At the end of August, climate scientists noticed a huge temperature anomaly in the stratosphere above Antarctica. According to scientists at Australia’s Bureau of Meteorology, the weeks that followed in September saw temperatures climb by as much as 35 degrees Celsius above normal value, shattering any previous records.
“Back in late August to early September, it was about 30 to 35 degree Kelvin warmer than normal in the upper to mid stratosphere over the Antarctic polar cap region, which was a record-breaking warming for that time of year,” said Eun-Pa Lim, a researcher at the Bureau of Meteorology. “Since then, the magnitude of the anomalous warming has reduced by about 15 degree Kelvin in the mid to lower stratosphere.”

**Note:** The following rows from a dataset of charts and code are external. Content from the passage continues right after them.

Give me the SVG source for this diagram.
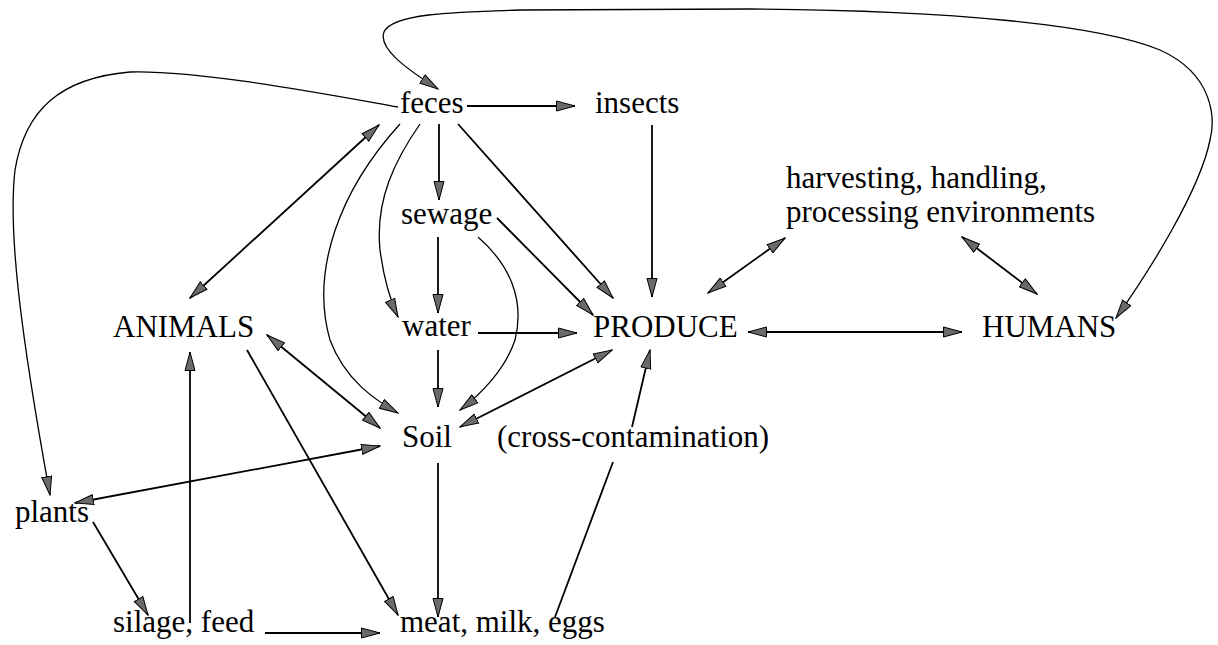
<svg xmlns="http://www.w3.org/2000/svg" width="1218" height="645" viewBox="0 0 1218 645">
<style>
.c{fill:none;stroke:#000;stroke-width:1.8;marker-end:url(#ah)}
.d{marker-start:url(#ah)}
.t{stroke-width:1.3}
.n{marker-end:none}
</style>
<defs>
<marker id="ah" viewBox="0 0 20 12" refX="19" refY="6" markerWidth="20" markerHeight="12" markerUnits="userSpaceOnUse" orient="auto-start-reverse">
<path d="M0.5,1 L19,6 L0.5,11 Z" fill="#6a6a6a" stroke="#000" stroke-width="1"/>
</marker>
</defs>
<rect width="1218" height="645" fill="#fff"/>
<g id="connectors">
<path class="c d t" d="M438,89 C405,68 378,48 384,32 C392,14 450,12 520,10 L750,9 C950,10 1100,25 1160,50 C1215,75 1215,120 1210,140 C1200,190 1150,270 1116,318"/>
<path class="c t" d="M398,107 C330,95 200,70 130,72 C60,78 25,110 15,170 C8,230 20,330 50,495"/>
<path class="c" d="M467,106 L575,106"/>
<path class="c" d="M652,125 L652,297"/>
<path class="c d" d="M379,125 L190,298"/>
<path class="c t" d="M400,124 C340,190 310,270 330,340 C345,380 375,400 398,413"/>
<path class="c t" d="M420,124 C395,160 375,200 380,250 C384,280 390,300 398,317"/>
<path class="c" d="M439,124 L439,200"/>
<path class="c" d="M458,124 L613,298"/>
<path class="c" d="M497,218 L593,315"/>
<path class="c" d="M438,237 L438,313"/>
<path class="c t" d="M478,237 C510,265 525,300 515,340 C505,370 480,395 460,410"/>
<path class="c" d="M438,350 L438,407"/>
<path class="c" d="M478,333 L577,333"/>
<path class="c d" d="M267,335 L380,428"/>
<path class="c d" d="M460,427 L612,350"/>
<path class="c d" d="M75,503 L380,446"/>
<path class="c" d="M93,522 L148,615"/>
<path class="c" d="M190,623 L190,352"/>
<path class="c" d="M247,350 L398,615"/>
<path class="c" d="M438,463 L438,617"/>
<path class="c" d="M265,633 L380,633"/>
<path class="c n" d="M555,617 L613,462"/>
<path class="c" d="M632,427 L650,350"/>
<path class="c d" d="M748,332 L962,332"/>
<path class="c d" d="M708,293 L785,238"/>
<path class="c d" d="M962,237 L1037,294"/>
</g>
<g font-family="Liberation Serif" font-size="31" fill="#000">
<g id="feces"><text x="400" y="113">feces</text></g>
<g id="insects"><text x="595" y="113">insects</text></g>
<g id="harvesting"><text x="786" y="188">harvesting, handling,</text><text x="786" y="222">processing environments</text></g>
<g id="sewage"><text x="401" y="224">sewage</text></g>
<g id="animals"><text x="113" y="337">ANIMALS</text></g>
<g id="water"><text x="402" y="336">water</text></g>
<g id="produce"><text x="593" y="337">PRODUCE</text></g>
<g id="humans"><text x="982" y="337">HUMANS</text></g>
<g id="soil"><text x="402" y="447">Soil</text></g>
<g id="cross"><text x="497" y="447">(cross-contamination)</text></g>
<g id="plants"><text x="15" y="522">plants</text></g>
<g id="silage"><text x="113" y="632">silage, feed</text></g>
<g id="meat"><text x="400" y="632">meat, milk, eggs</text></g>
</g>
</svg>
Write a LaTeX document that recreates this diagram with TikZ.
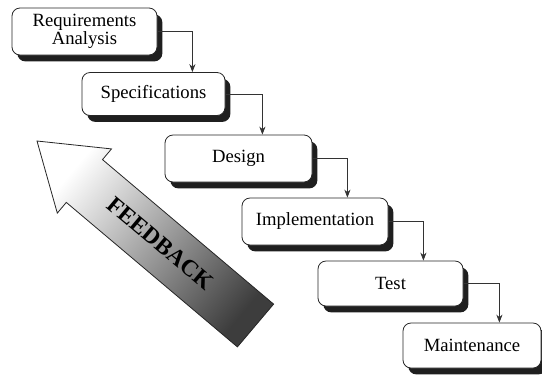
\documentclass[tikz,border=0pt]{standalone}
\usepackage{fontspec}
\setmainfont{Liberation Serif}
\usetikzlibrary{arrows.meta,shadows}
\begin{document}
\begin{tikzpicture}[x=0.75pt,y=-0.75pt,
  stage/.style={draw=black!85, line width=0.6pt, fill=white,
    rounded corners=6pt, align=center, inner sep=0pt,
    font=\fontsize{14}{12.5}\selectfont,
    drop shadow={shadow xshift=4pt, shadow yshift=-4.8pt, fill=black!88, opacity=1}},
  boxsize/.style 2 args={minimum width=#1*0.75pt, minimum height=#2*0.75pt},
  flow/.style={draw=black!80, line width=0.6pt, -{Stealth[length=6pt,width=4.6pt]}},
  fbarrow/.style={draw=black!85, line width=0.6pt, left color=white,
    middle color=black!42, right color=black!76, shading angle=50},
  fblabel/.style={font=\fontsize{17.6}{18}\selectfont\bfseries, rotate=-40},
]
\useasboundingbox (0,0) rectangle (542,376);
\clip (0,0) rectangle (542,376);

% feedback arrow pointing back up the cascade
\shadedraw[fbarrow] (37,141) -- (111.5,148.9) -- (102.5,159.6) -- (273.6,304.1)
  -- (237.4,346.9) -- (66.3,202.4) -- (57.3,213.1) -- cycle;
\node[fblabel] (fb) at (160.5,243.5) {FEEDBACK};

% the cascade of stages
\node[stage, boxsize={145}{47}] (req)  at (84.5,31.5)  {Requirements\\Analysis};
\node[stage, boxsize={143}{43}] (spec) at (153.5,94)   {Specifications};
\node[stage, boxsize={147}{47}] (des)  at (238.5,158.5){Design};
\node[stage, boxsize={146}{47}] (impl) at (315,221.5)  {Implementation};
\node[stage, boxsize={145}{45}] (test) at (390.5,283.5){Test};
\node[stage, boxsize={138}{45}] (mnt)  at (472,345.5)  {Maintenance};

% step-down connectors
\draw[flow] (req.east)  -- ++(35,0) coordinate (k1) -- (k1 |- spec.north);
\draw[flow] (spec.east) -- ++(37,0) coordinate (k2) -- (k2 |- des.north);
\draw[flow] (des.east)  -- ++(35,0) coordinate (k3) -- (k3 |- impl.north);
\draw[flow] (impl.east) -- ++(35,0) coordinate (k4) -- (k4 |- test.north);
\draw[flow] (test.east) -- ++(36,0) coordinate (k5) -- (k5 |- mnt.north);
\end{tikzpicture}
\end{document}
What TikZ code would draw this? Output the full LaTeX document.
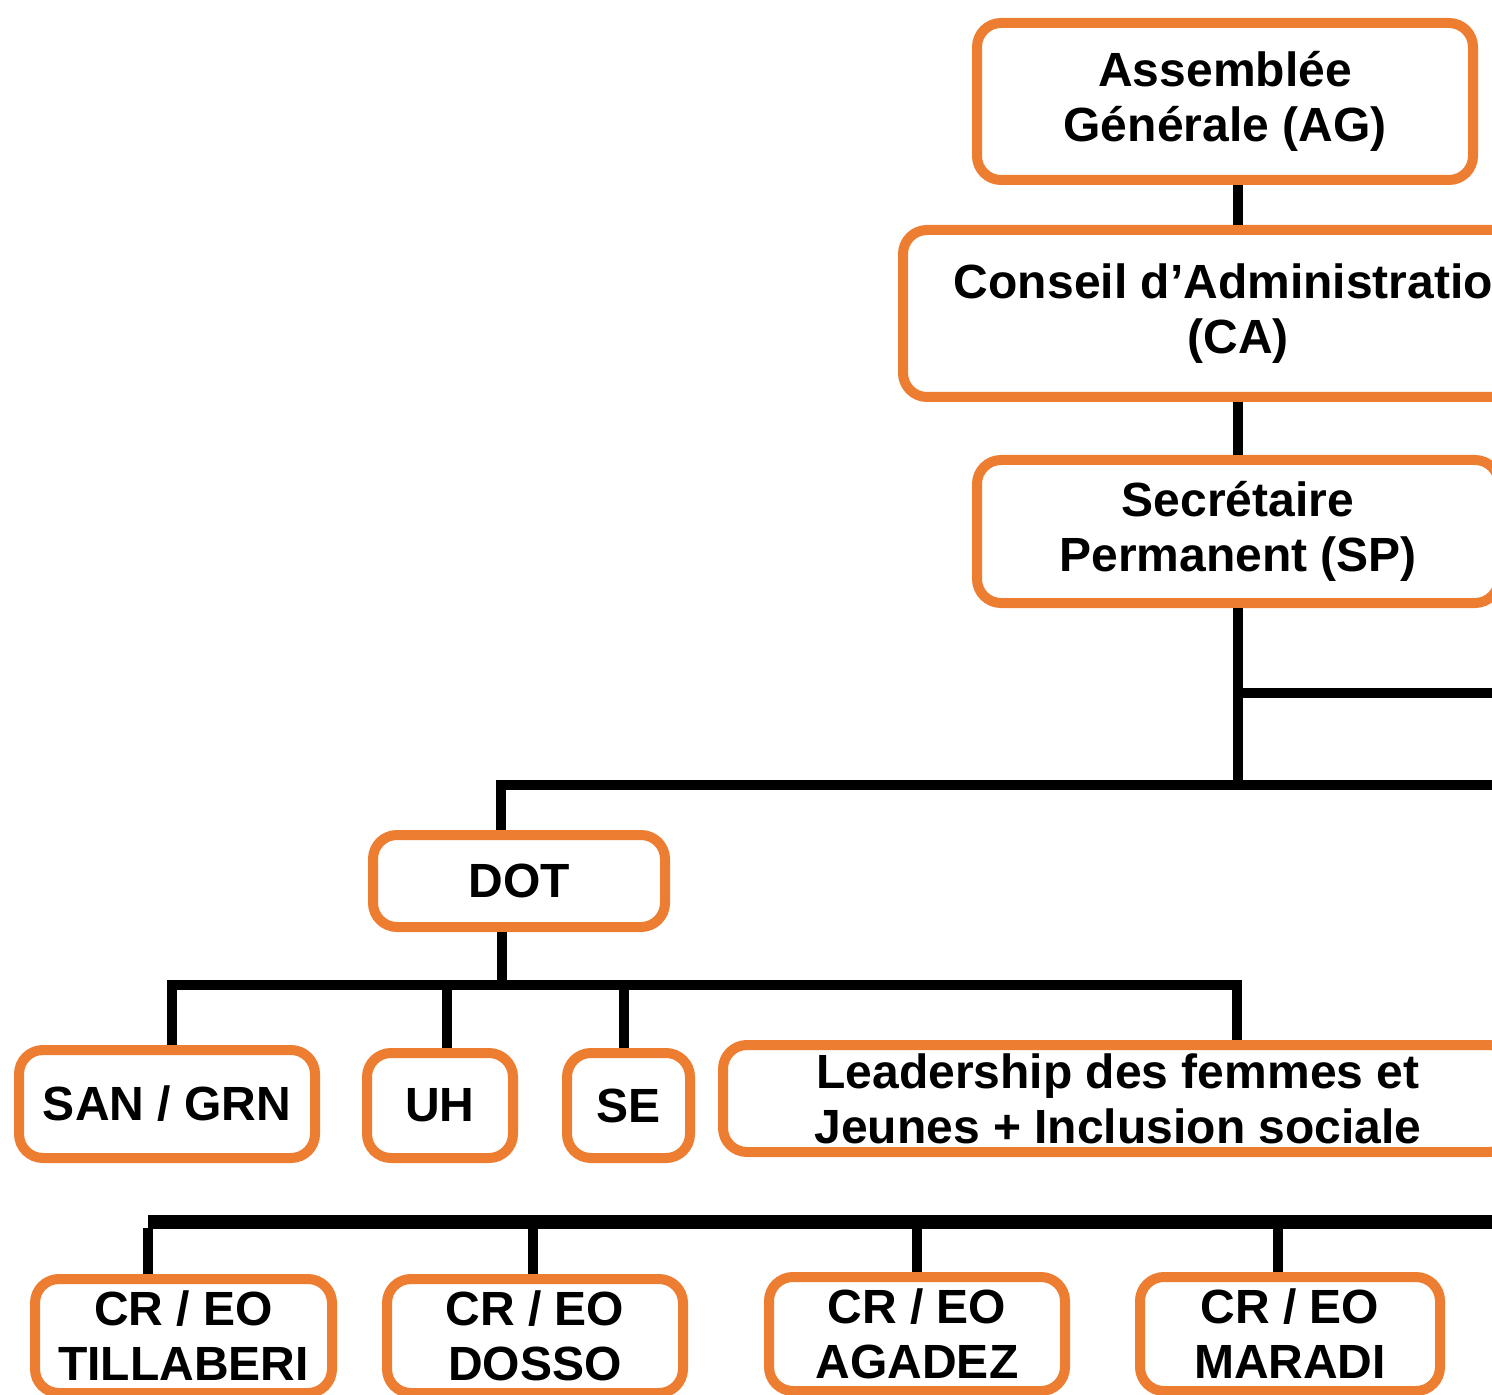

The sudden warming is due to a weather phenomenon that happens regularly over the northern hemisphere, occurring every one or two years. In the southern hemisphere, however, such an event happens very rarely, its last instance being recorded in 2002.
The stratosphere is the second-highest layer of the planet’s atmosphere, extending in altitude from 13 km to 48 km (8 to 30 miles) high. The stratosphere contains over 15% of the total mass of the atmosphere. This is also where the ozone layer, which shields us from damaging UV radiation, is located.
Every winter in the southern hemisphere, high-velocity winds from the west form in the stratosphere due to temperature differences between the frigidly cold South Pole, which is in pitch darkness, and the relatively warmer ocean, which gets sunlight.
During spring, the polar region starts to warm, causing the stratospheric vortex to gradually weaken over a period of a couple of months. This year, this process happened much faster than before, causing the polar vortex to suddenly break down, reversing the direction of the associated westerly winds, which started blowing easterly. This is what technically happens during sudden stratospheric warming.
Lim says that this process is due to natural variations in the atmosphere, so it’s not necessarily connected to man-made climate change. In the future, Lim and colleagues plan on investigating the phenomenon in greater detail in order to learn as much as they can about the complex interplay between the stratosphere and troposphere. The latter is the lowest layer of the Earth, whose temperatures can actually cause melting in Antarctica.
The sudden stratospheric warming over Antarctica is expected to have consequences in Australia, which will experience hot, dry winds over the coming three months. According to the study published in Nature Geoscience, the weather phenomenon will causa Australia to experience less rainfall and higher temperatures during spring.